Except my son still couldn’t cope with the switch being off so his dinner was thrown all over the stairs, the walls and the window. Mashed potato, chicken, vegetables and tomato sauce everywhere. Still angry as his dad went to clean it up the now empty plate was thrown right at him narrowly missing his head.

His sister ran to her room terrified in tears, my son, full of remorse and shock, was shaking and in tears, my autistic husband was boiling over with anger, and I was left to try and calm everyone down.

While it doesn’t happen as often as it used to it’s still a continuous daily struggle to juggle the needs and routines of three autistic family members who have vastly different sensory profiles, abilities, strengths and weaknesses.

Firstly there’s my son: non speaking, severe learning disability, complex medical needs, severely delayed who requires support to do pretty much anything and needs to be in control to stay calm. A sensory seeker, loud, has no understanding of personal space and needs out the house daily.

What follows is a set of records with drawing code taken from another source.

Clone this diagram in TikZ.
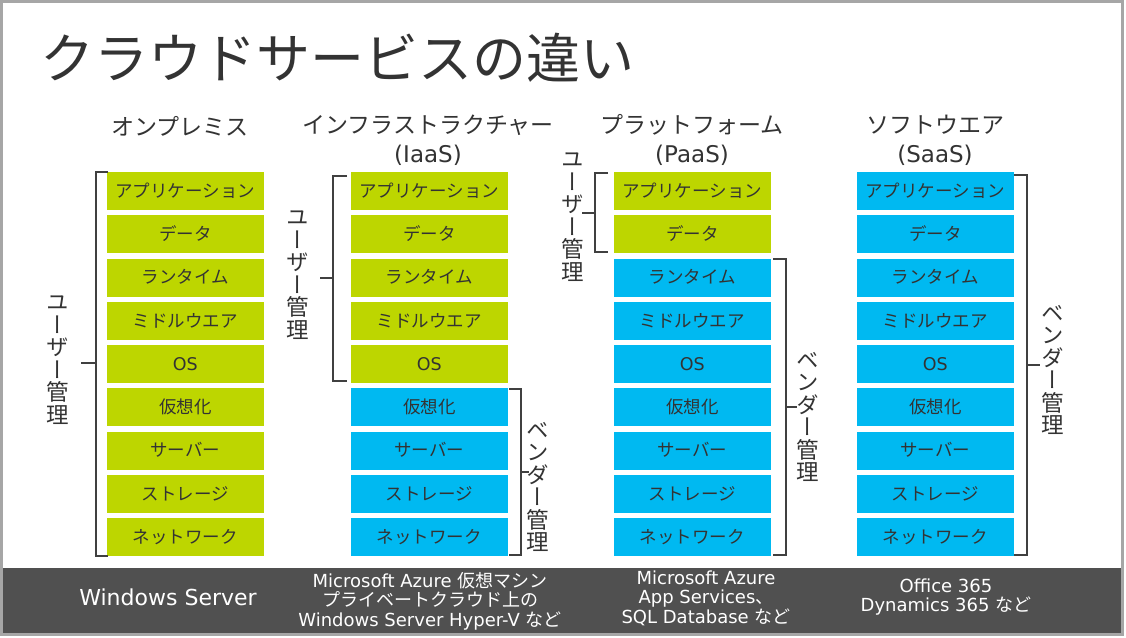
\documentclass[tikz,border=0pt]{standalone}
\usepackage{fontspec}
\setmainfont{Noto Sans CJK JP}
\newfontfamily\jpv{Noto Sans CJK JP}[RawFeature=+vert]
\newfontfamily\latf{DejaVu Sans}
\newcommand{\en}[1]{{\latf #1}}
\definecolor{vgreen}{HTML}{BDD600}
\definecolor{vblue}{HTML}{00B9F1}
\definecolor{txt}{HTML}{333333}
\definecolor{brc}{HTML}{404040}
\definecolor{bandc}{HTML}{505050}
\definecolor{framec}{HTML}{A6A6A6}
\tikzset{
  cell/.style={minimum width=156.5pt, minimum height=38pt, inner sep=0pt, text=txt,
    font=\fontsize{17.5}{21}\selectfont, text height=15.2pt, text depth=2.3pt},
  br/.style={draw=brc, line width=2pt},
  hdr/.style={inner sep=0pt, text=txt, font=\fontsize{23}{29}\selectfont, align=center},
  vlab/.style={inner sep=0pt, text=txt, font=\jpv\fontsize{22.5}{22.5}\selectfont, align=center},
  btxt/.style={inner sep=0pt, text=white, font=\latf\fontsize{18}{19.6}\selectfont, align=center}
}
\begin{document}
\begin{tikzpicture}[x=1pt, y=-1pt]
\useasboundingbox (0,0) rectangle (1126,637);
\fill[white] (0,0) rectangle (1126,637);
% bottom band and frame
\fill[bandc] (2.5,568) rectangle (1121.5,633.5);
\draw[framec, line width=2.6pt] (1.3,1.3) rectangle (1122.7,634.7);
% title
\node[anchor=west, inner sep=0pt, text=txt, font=\fontsize{54}{60}\selectfont,
  text height=47.5pt, text depth=6.5pt] (title) at (40,58) {クラウドサービスの違い};
% headers
\node[hdr] (h1) at (180,126) {オンプレミス};
\node[hdr] (h2) at (428,140) {インフラストラクチャー\\\en{(IaaS)}};
\node[hdr] (h3) at (692,140) {プラットフォーム\\\en{(PaaS)}};
\node[hdr] (h4) at (935,140) {ソフトウエア\\\en{(SaaS)}};
% cells
\foreach \lab [count=\r] in {アプリケーション,データ,ランタイム,ミドルウエア,{\en{OS}},仮想化,サーバー,ストレージ,ネットワーク} {
  \foreach \c/\x/\g in {1/107/9, 2/351/5, 3/614/2, 4/857/0} {
    \pgfmathsetmacro\yy{172+43.25*(\r-1)+19}
    \ifnum\r>\g \def\fc{vblue}\else\def\fc{vgreen}\fi
    \node[cell, fill=\fc] (c\c-\r) at (\x+78.25, \yy) {\lab};
  }
}
% vertical labels
\node[vlab] (u1) at (58,360) {ユ\\ー\\ザ\\ー\\管\\理};
\node[vlab] (u2) at (298,275) {ユ\\ー\\ザ\\ー\\管\\理};
\node[vlab] (u3) at (573,217) {ユ\\ー\\ザ\\ー\\管\\理};
\node[vlab] (v2) at (538,487) {ベ\\ン\\ダ\\ー\\管\\理};
\node[vlab] (v3) at (808,417) {ベ\\ン\\ダ\\ー\\管\\理};
\node[vlab] (v4) at (1053,370) {ベ\\ン\\ダ\\ー\\管\\理};
% brackets
\draw[br] (108,172) -- (95.5,172) -- (95.5,556) -- (108,556);
\draw[br] (95.5,363) -- (81,363);
\draw[br] (347,176) -- (333,176) -- (333,381) -- (347,381);
\draw[br] (333,278) -- (320,278);
\draw[br] (509,389) -- (521,389) -- (521,555) -- (509,555);
\draw[br] (521,472) -- (529,472);
\draw[br] (608,173) -- (595,173) -- (595,252) -- (608,252);
\draw[br] (595,213) -- (582,213);
\draw[br] (773,259) -- (786,259) -- (786,555) -- (773,555);
\draw[br] (786,407) -- (797,407);
\draw[br] (1014,175) -- (1027,175) -- (1027,555) -- (1014,555);
\draw[br] (1027,365) -- (1040,365);
% bottom texts
\node[btxt, font=\latf\fontsize{22}{24}\selectfont] (b1) at (168,597) {Windows Server};
\node[btxt] (b2) at (430,601) {Microsoft Azure {\rmfamily 仮想マシン}\\{\rmfamily プライベートクラウド上の}\\Windows Server Hyper-V {\rmfamily など}};
\node[btxt] (b3) at (706,598) {Microsoft Azure\\App Services{\rmfamily 、}\\SQL Database {\rmfamily など}};
\node[btxt] (b4) at (946,597) {Office 365\\Dynamics 365 {\rmfamily など}};
\end{tikzpicture}
\end{document}
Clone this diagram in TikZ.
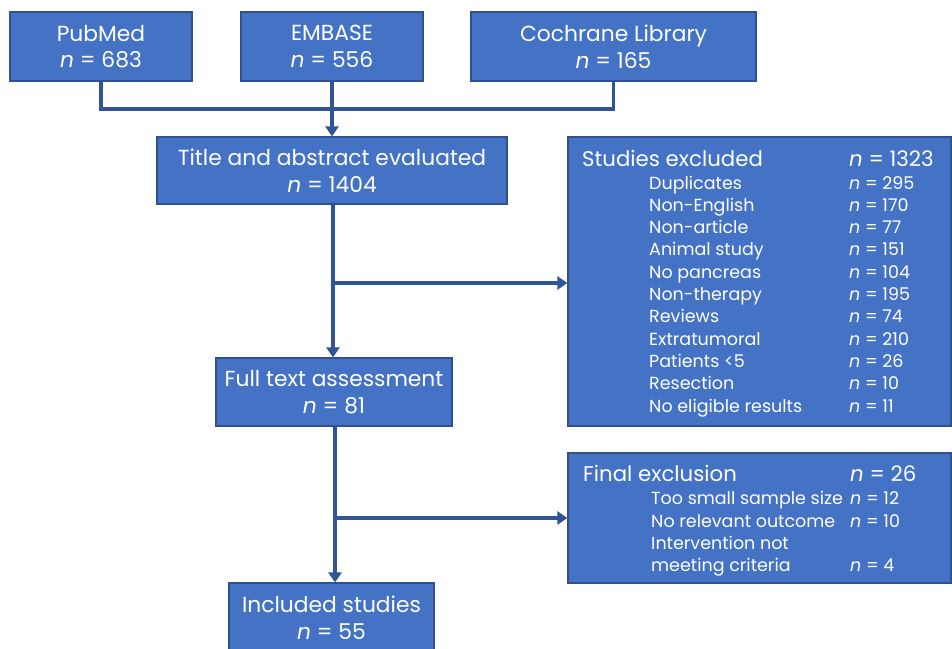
\documentclass[tikz,border=0pt]{standalone}
\usepackage{fontspec}
\setmainfont{Poppins}
\usetikzlibrary{arrows.meta}
\definecolor{boxfill}{HTML}{4472C4}
\definecolor{boxline}{HTML}{2F528F}
\definecolor{connc}{HTML}{2F5597}
\begin{document}
\begin{tikzpicture}[x=1pt,y=-1pt,
  box/.style={draw=boxline,line width=1.2pt,fill=boxfill,text=white,inner sep=0pt,align=center,font=\fontsize{21.8}{26.5}\selectfont},
  conn/.style={draw=connc,line width=3.5pt,line join=miter},
  arr/.style={conn,-{Triangle[length=10pt,width=13pt]}},
  hdr/.style={text=white,anchor=base west,inner sep=0pt,font=\fontsize{21.3}{22}\selectfont},
  sub/.style={text=white,anchor=base west,inner sep=0pt,font=\fontsize{17.5}{20}\selectfont}]
\useasboundingbox (0,0) rectangle (952,648);
\clip (0,0) rectangle (952,648);
% boxes
\node[box,minimum width=182pt,minimum height=69pt] (pub) at (101,46.5) {PubMed\\\textit{n} = 683};
\node[box,minimum width=182pt,minimum height=69pt] (emb) at (332,46.5) {EMBASE\\\textit{n} = 556};
\node[box,minimum width=285pt,minimum height=69pt] (coch) at (613.5,46.5) {Cochrane Library\\\textit{n} = 165};
\node[box,minimum width=350pt,minimum height=67pt] (title) at (332,170.5) {Title and abstract evaluated\\\textit{n} = 1404};
\node[box,minimum width=383pt,minimum height=289pt] (exa) at (759.5,281.5) {};
\node[box,minimum width=236pt,minimum height=68pt] (full) at (334,392) {Full text assessment\\\textit{n} = 81};
\node[box,minimum width=383pt,minimum height=130pt] (exb) at (759.5,518) {};
\node[box,minimum width=205pt,minimum height=69pt] (incl) at (331.5,617.5) {Included studies\\\textit{n} = 55};
% connectors
\coordinate (m) at (332,109);
\coordinate (b1) at (333,283);
\coordinate (b2) at (335,518);
\draw[conn] (pub.south) |- (m) -| (coch.south);
\draw[arr] (emb.south) -- (emb.south |- title.north);
\draw[arr] (title.south -| b1) -- (b1 |- full.north);
\draw[arr] (b1) -- (b1 -| exa.west);
\draw[arr] (full.south -| b2) -- (b2 |- incl.north);
\draw[arr] (b2) -- (b2 -| exb.west);
% exclusion text 1
\node[hdr] (exah) at (582,166) {Studies excluded};
\node[hdr] (exan) at (849,166) {\textit{n} = 1323};
\foreach \lab/\num [count=\i] in {Duplicates/295,Non-English/170,Non-article/77,Animal study/151,No pancreas/104,Non-therapy/195,Reviews/74,Extratumoral/210,Patients <5/26,Resection/10,No eligible results/11}{
  \node[sub] (exal\i) at (649,166.7+22.3*\i) {\lab};
  \node[sub] (exav\i) at (849,166.7+22.3*\i) {\textit{n} = \num};
}
% exclusion text 2
\node[hdr] (exbh) at (583,481) {Final exclusion};
\node[hdr] (exbn) at (850,481) {\textit{n} = 26};
\node[sub] (exbl1) at (651,504) {Too small sample size};
\node[sub] (exbv1) at (850,504) {\textit{n} = 12};
\node[sub] (exbl2) at (651,527) {No relevant outcome};
\node[sub] (exbv2) at (850,527) {\textit{n} = 10};
\node[sub] (exbl3) at (651,549) {Intervention not};
\node[sub] (exbl4) at (651,571) {meeting criteria};
\node[sub] (exbv4) at (850,571) {\textit{n} = 4};
\end{tikzpicture}
\end{document}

Then there’s his sister: smaller, more vulnerable, weaker due to her limited diet, highly anxious, withdrawn. A sensory avoider, quiet, selective mute, becomes distressed at even the thought of leaving the house, overwhelmed at even the slightest of changes.

Then there’s my husband: speech impediment, hearing difficulties, struggles to see things from other’s perspectives, feels like he never gets my time, single minded and rigid in his thinking. Can’t cope with diversions, or shop layouts changing or things going wrong.

My family may have its unique challenges but out there, perhaps even in your street, certainly in your town, will be other families like mine desperately struggling to juggle the contrasting needs of more than one person in their family having difficulties. Some days things run smoothly to routine and other days just the phone ringing sends things spiralling out of control.

It’s exhausting, especially when things escalate quickly like with the light switch.

You can end up feeling like you are helping no one and failing everyone.

It’s tough going but it does get better.

My husband said sorry to my son, my son signed sorry to his dad and everything was quickly cleaned and forgotten. We don’t hold grudges and we give each other grace.

Then when everything and everyone is calm again I have a cuppa and count my blessings.

Juggling the needs of more than one family member with autism or any other disability is hard going and lonely but this is my family and I love every one of them more than words can say.

Oh and that light switch is on again but I’m not going to turn it off this time!